As for the danger, there is some on the island but much in his memory. Shark attacks, drowning, suicide, murder, and assaults stud the life of a news journalist. But some of these – especially the death by drowning of a boyhood friend, the apparently targeting onslaught of a Great White Shark, and the deadly irony of the ‘Harbour Story’ told to him as the result of a chance acquaintance on the eve of his departure for Montebello – haunt him for years and infiltrate his creative imagination, almost against his will. Not to mention, of course, his half-comprehending boyhood obsession with the terrors of the nuclear bomb.
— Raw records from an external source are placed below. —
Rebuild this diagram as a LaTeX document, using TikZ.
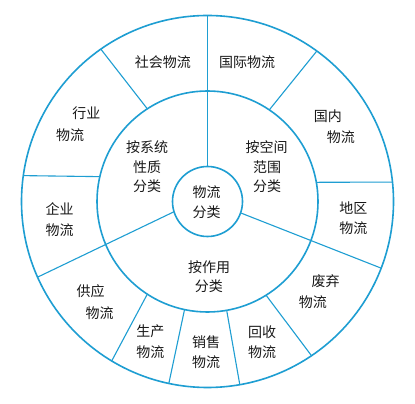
\documentclass[tikz,border=0pt]{standalone}
\usepackage{fontspec}
\newfontfamily\cjk{Noto Sans CJK SC}
\definecolor{ring}{RGB}{30,158,210}
\definecolor{ink}{RGB}{25,25,25}
\begin{document}
\begin{tikzpicture}[x=1pt,y=1pt,
  ringc/.style={circle,draw=ring,line width=1.6pt,inner sep=0pt,outer sep=0pt},
  divider/.style={draw=ring,line width=1.1pt},
  lbl/.style={inner sep=0pt,text=ink,font=\cjk\fontsize{14}{16}\selectfont}]
\useasboundingbox (0,0) rectangle (415,404);
\fill[white] (0,0) rectangle (415,404);
\coordinate (c) at (207.5,202.5);
\node[ringc,minimum size=372pt] (outer) at (c) {};
\node[ringc,minimum size=221pt] (mid) at (c) {};
\node[ringc,minimum size=70pt] (core) at (c) {};
% dividers
\draw[divider] (core.90) -- (outer.90);
\draw[divider] (core.197.5) -- (outer.204.4);
\draw[divider] (core.-19) -- (outer.-21.3);
\draw[divider] (mid.123.3) -- (outer.125.7);
\draw[divider] (mid.56.4) -- (outer.54.7);
\draw[divider] (mid.167.88) -- (outer.172.83);
\draw[divider] (mid.10.85) -- (outer.6.42);
\draw[divider] (mid.237.9) -- (outer.239.0);
\draw[divider] (mid.258.6) -- (outer.258.9);
\draw[divider] (mid.280.4) -- (outer.280.35);
\draw[divider] (mid.302.6) -- (outer.304.6);
% centre
\node[lbl] (t1) at (206.7,211.7) {物流};
\node[lbl] (t2) at (206.7,191.7) {分类};
% middle ring
\node[lbl] (m1) at (147.2,257.3) {按系统};
\node[lbl] (m2) at (147,237.3) {性质};
\node[lbl] (m3) at (147,217.3) {分类};
\node[lbl] (n1) at (266.7,257.3) {按空间};
\node[lbl] (n2) at (267,237.3) {范围};
\node[lbl] (n3) at (267,217.3) {分类};
\node[lbl] (p1) at (209.2,137.3) {按作用};
\node[lbl] (p2) at (208.8,117.3) {分类};
% outer ring
\node[lbl] (o1) at (162.8,342.3) {社会物流};
\node[lbl] (o2) at (247.2,342.3) {国际物流};
\node[lbl] (o3a) at (86.3,290.7) {行业};
\node[lbl] (o3b) at (70,269) {物流};
\node[lbl] (o4a) at (327.8,288.3) {国内};
\node[lbl] (o4b) at (340.8,266.7) {物流};
\node[lbl] (o5a) at (59.5,194.7) {企业};
\node[lbl] (o5b) at (59.5,174) {物流};
\node[lbl] (o6a) at (353.3,195.7) {地区};
\node[lbl] (o6b) at (353.3,175.7) {物流};
\node[lbl] (o7a) at (90.7,113) {供应};
\node[lbl] (o7b) at (99.7,90.7) {物流};
\node[lbl] (o8a) at (150.3,72.3) {生产};
\node[lbl] (o8b) at (150.3,52.3) {物流};
\node[lbl] (o9a) at (206.2,62.3) {销售};
\node[lbl] (o9b) at (206.2,42.3) {物流};
\node[lbl] (o10a) at (262.2,71.7) {回收};
\node[lbl] (o10b) at (262.2,52.3) {物流};
\node[lbl] (o11a) at (325.5,123) {废弃};
\node[lbl] (o11b) at (312.8,102.3) {物流};
\end{tikzpicture}
\end{document}
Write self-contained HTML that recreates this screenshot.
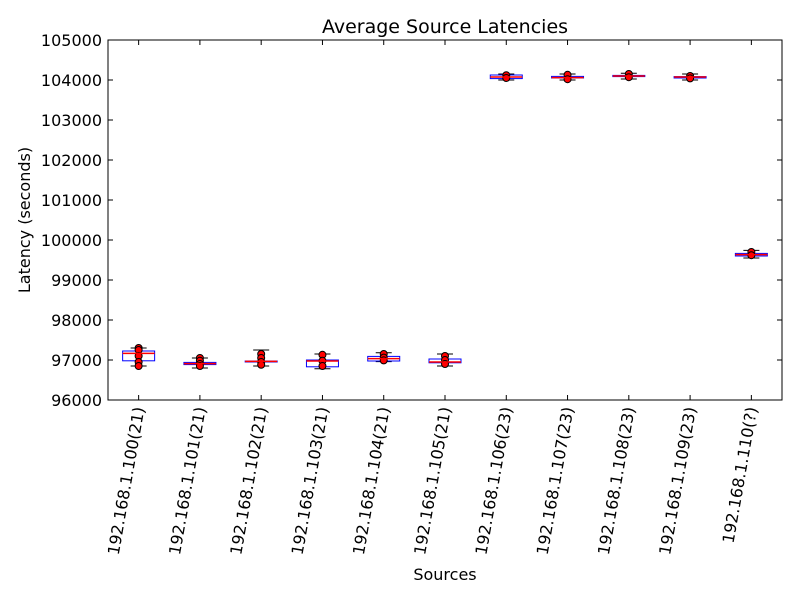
<!DOCTYPE html>
<html><head><meta charset="utf-8"><style>body{margin:0;background:#fff}svg{display:block;font-family:"DejaVu Sans","Liberation Sans",sans-serif}</style></head>
<body>
<svg id="c" width="800" height="600"></svg>
<script>
const categories=["192.168.1.100(21)","192.168.1.101(21)","192.168.1.102(21)","192.168.1.103(21)","192.168.1.104(21)","192.168.1.105(21)","192.168.1.106(23)","192.168.1.107(23)","192.168.1.108(23)","192.168.1.109(23)","192.168.1.110(?)"];
const q1=[96980,96885,96950,96830,96975,96930,104035,104050,104085,104050,99600];
const medians=[97165,96910,96965,96975,97035,96950,104075,104060,104100,104075,99635];
const q3=[97225,96940,96975,97000,97090,97025,104125,104090,104115,104085,99665];
const whisLo=[96850,96800,96850,96780,96960,96850,104000,104000,104025,104000,99550];
const whisHi=[97300,97050,97250,97150,97180,97150,104150,104150,104170,104150,99740];
const points=[[97300,97250,97100,96950,96850],[97050,96980,96900,96850],[97150,97050,96950,96880],[97130,96980,96850],[97150,97060,96990],[97100,97000,96900],[104120,104050],[104130,104020],[104150,104070],[104100,104040],[99700,99620]];
const yTicks=[96000,97000,98000,99000,100000,101000,102000,103000,104000,105000];
const L=108,R=782,T=40,B=400,yMin=96000,yMax=105000;
const ns="http://www.w3.org/2000/svg",svg=document.getElementById('c');
const y=v=>B-(v-yMin)/(yMax-yMin)*(B-T);
const bw=(R-L)/categories.length;
const x=i=>L+bw*(i+0.5);
function mk(t,a,p){const e=document.createElementNS(ns,t);for(const k in a)e.setAttribute(k,a[k]);(p||svg).appendChild(e);return e;}
let e;
e=mk('rect',{x:L,y:T,width:R-L,height:B-T,fill:'#fff',stroke:'#000','stroke-width':1});


categories.forEach((c,i)=>{
 const cx=x(i),hw=16,cw=8;
 mk('line',{x1:cx,x2:cx,y1:y(q3[i]),y2:y(whisHi[i]),stroke:'#00f','stroke-dasharray':'3,2'});
 mk('line',{x1:cx,x2:cx,y1:y(q1[i]),y2:y(whisLo[i]),stroke:'#00f','stroke-dasharray':'3,2'});
 mk('line',{x1:cx-cw,x2:cx+cw,y1:y(whisHi[i]),y2:y(whisHi[i]),stroke:'#000'});
 mk('line',{x1:cx-cw,x2:cx+cw,y1:y(whisLo[i]),y2:y(whisLo[i]),stroke:'#000'});
 e=mk('rect',{x:cx-hw,y:y(q3[i]),width:2*hw,height:Math.max(1,y(q1[i])-y(q3[i])),fill:'none',stroke:'#00f'});
 
 
 points[i].forEach(p=>{e=mk('circle',{cx:cx,cy:y(p),r:3.5,fill:'#f00',stroke:'#000'});
 
 });
 mk('line',{x1:cx-hw,x2:cx+hw,y1:y(medians[i]),y2:y(medians[i]),stroke:'#f00','stroke-width':1.5});
 mk('line',{x1:cx,x2:cx,y1:B,y2:B-5,stroke:'#000'});
 mk('line',{x1:cx,x2:cx,y1:T,y2:T+5,stroke:'#000'});
 e=mk('text',{x:cx+6,y:408,'font-size':16,'text-anchor':'end',transform:`rotate(-80 ${cx+6} 408)`});
 e.textContent=c;
 
 
});
yTicks.forEach(v=>{
 mk('line',{x1:L,x2:L+5,y1:y(v),y2:y(v),stroke:'#000'});
 mk('line',{x1:R,x2:R-5,y1:y(v),y2:y(v),stroke:'#000'});
 e=mk('text',{x:102,y:y(v)+6,'font-size':16,'text-anchor':'end'});
 e.textContent=v;
 
 
});
e=mk('text',{x:445,y:33,'font-size':19,'text-anchor':'middle'});e.textContent='Average Source Latencies';


e=mk('text',{x:445,y:580,'font-size':16,'text-anchor':'middle'});e.textContent='Sources';


e=mk('text',{x:30,y:220,'font-size':16,'text-anchor':'middle',transform:'rotate(-90 30 220)'});e.textContent='Latency (seconds)';


</script>
</body></html>
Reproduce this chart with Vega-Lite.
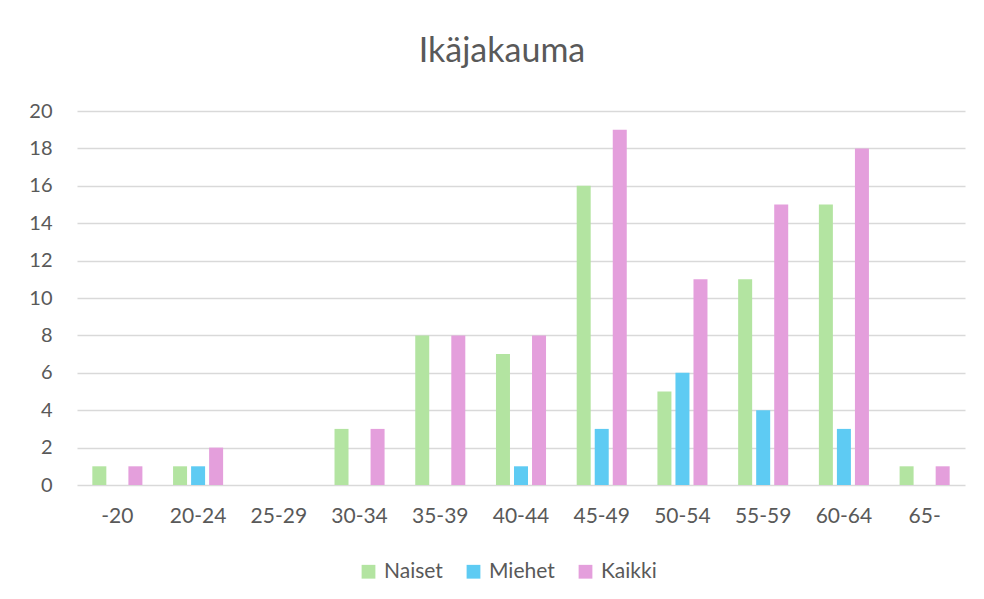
{
  "$schema": "https://vega.github.io/schema/vega-lite/v6.json",
  "autosize": "none",
  "width": 888,
  "height": 374,
  "padding": {"left": 77, "top": 111, "right": 19, "bottom": 114},
  "background": "white",
  "title": {
    "text": "Ikäjakauma",
    "font": "Lato",
    "fontSize": 34,
    "fontWeight": "normal",
    "color": "#595959",
    "anchor": "middle",
    "dx": -19,
    "offset": 32
  },
  "data": {
    "values": [
      {"ika": "-20", "sarja": "Naiset", "lkm": 1},
      {"ika": "-20", "sarja": "Miehet", "lkm": 0},
      {"ika": "-20", "sarja": "Kaikki", "lkm": 1},
      {"ika": "20-24", "sarja": "Naiset", "lkm": 1},
      {"ika": "20-24", "sarja": "Miehet", "lkm": 1},
      {"ika": "20-24", "sarja": "Kaikki", "lkm": 2},
      {"ika": "25-29", "sarja": "Naiset", "lkm": 0},
      {"ika": "25-29", "sarja": "Miehet", "lkm": 0},
      {"ika": "25-29", "sarja": "Kaikki", "lkm": 0},
      {"ika": "30-34", "sarja": "Naiset", "lkm": 3},
      {"ika": "30-34", "sarja": "Miehet", "lkm": 0},
      {"ika": "30-34", "sarja": "Kaikki", "lkm": 3},
      {"ika": "35-39", "sarja": "Naiset", "lkm": 8},
      {"ika": "35-39", "sarja": "Miehet", "lkm": 0},
      {"ika": "35-39", "sarja": "Kaikki", "lkm": 8},
      {"ika": "40-44", "sarja": "Naiset", "lkm": 7},
      {"ika": "40-44", "sarja": "Miehet", "lkm": 1},
      {"ika": "40-44", "sarja": "Kaikki", "lkm": 8},
      {"ika": "45-49", "sarja": "Naiset", "lkm": 16},
      {"ika": "45-49", "sarja": "Miehet", "lkm": 3},
      {"ika": "45-49", "sarja": "Kaikki", "lkm": 19},
      {"ika": "50-54", "sarja": "Naiset", "lkm": 5},
      {"ika": "50-54", "sarja": "Miehet", "lkm": 6},
      {"ika": "50-54", "sarja": "Kaikki", "lkm": 11},
      {"ika": "55-59", "sarja": "Naiset", "lkm": 11},
      {"ika": "55-59", "sarja": "Miehet", "lkm": 4},
      {"ika": "55-59", "sarja": "Kaikki", "lkm": 15},
      {"ika": "60-64", "sarja": "Naiset", "lkm": 15},
      {"ika": "60-64", "sarja": "Miehet", "lkm": 3},
      {"ika": "60-64", "sarja": "Kaikki", "lkm": 18},
      {"ika": "65-", "sarja": "Naiset", "lkm": 1},
      {"ika": "65-", "sarja": "Miehet", "lkm": 0},
      {"ika": "65-", "sarja": "Kaikki", "lkm": 1}
    ]
  },
  "mark": {"type": "bar", "width": 14},
  "encoding": {
    "x": {
      "field": "ika",
      "type": "nominal",
      "sort": null,
      "scale": {"paddingInner": 0.33, "paddingOuter": 0.165},
      "axis": {
        "title": null,
        "labelAngle": 0,
        "labelFont": "Lato",
        "labelFontSize": 21,
        "labelColor": "#595959",
        "labelPadding": 20,
        "ticks": false,
        "domain": false
      }
    },
    "xOffset": {
      "field": "sarja",
      "type": "nominal",
      "sort": ["Naiset", "Miehet", "Kaikki"],
      "scale": {"paddingInner": 0, "paddingOuter": 0}
    },
    "y": {
      "field": "lkm",
      "type": "quantitative",
      "scale": {"domain": [0, 20]},
      "axis": {
        "title": null,
        "values": [0, 2, 4, 6, 8, 10, 12, 14, 16, 18, 20],
        "labelFont": "Lato",
        "labelFontSize": 20,
        "labelColor": "#595959",
        "labelPadding": 25,
        "ticks": false,
        "domain": false,
        "gridColor": "#d9d9d9",
        "gridWidth": 1.5
      }
    },
    "color": {
      "field": "sarja",
      "type": "nominal",
      "sort": ["Naiset", "Miehet", "Kaikki"],
      "scale": {
        "domain": ["Naiset", "Miehet", "Kaikki"],
        "range": ["#b3e4a1", "#5ecbf3", "#e49fdc"]
      },
      "legend": {
        "title": null,
        "orient": "none",
        "legendX": 281,
        "legendY": 450,
        "direction": "horizontal",
        "symbolType": "square",
        "symbolSize": 190,
        "symbolStrokeWidth": 0,
        "labelFont": "Lato",
        "labelFontSize": 21,
        "labelColor": "#595959",
        "labelOffset": 5,
        "columnPadding": 20
      }
    }
  },
  "config": {
    "view": {"stroke": null}
  }
}
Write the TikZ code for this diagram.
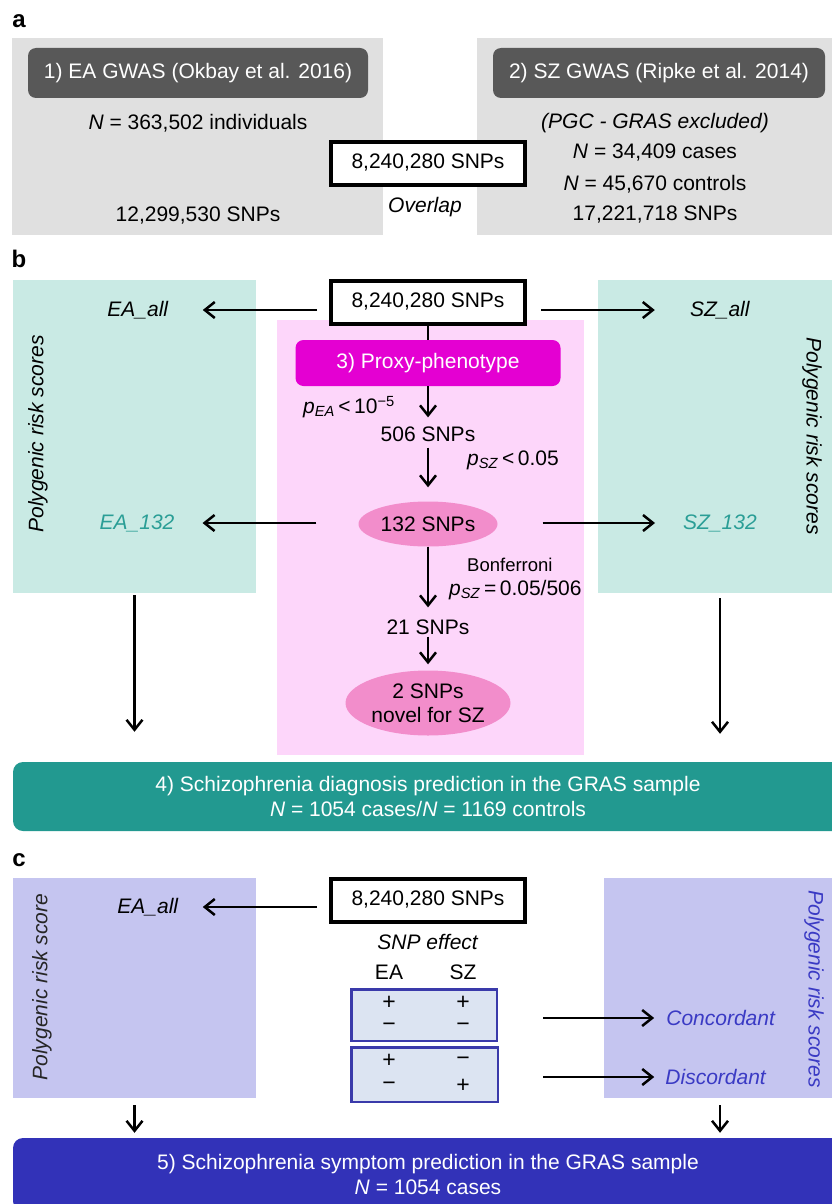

Just as Montebello is a testament to, and is nourished and formed by, Drewe’s human, moral, and artistic concerns, it is also typically witty, fascinated by the curious, the bizarre, and the eccentric. Memories of writers’ weeks, journalists, news rooms, and academics provide a string of anecdotes. ‘This was Surry Hills. This was the Invicta Hotel, where my editor – nicknamed Romney Marsh for his woolly yellow hair and sheep-baa laugh – groped pretty young female journalists on their first day on the job and settled arguments by pouring beer on his reporters’ heads.’ Or, ‘Lifestyle [in mid-1970s Sydney] equalled literature. Lifestyle had no place for children. Lifestyle meant sex. English department lecturers across the land were immensely flattered at the sexual attention and remained so for the next twenty years.’

Amid such exuberant abundance of story there are no longueurs, but there is some indulgence. The ‘Prison Diary’, for example, though interesting in itself, seems less able to claim its relevant place in a narrative that is otherwise distinguished by tight and reverberant interconnections.

This is a splendid memoir with many moods – delicate, tough, ironic, compassionate – that are beautifully controlled and paced. Many episodes end with a perfectly judged ‘dying fall’, as does the whole work, with the lovers, reunited at last, cycling slowly home, ‘side by side and talking quietly’.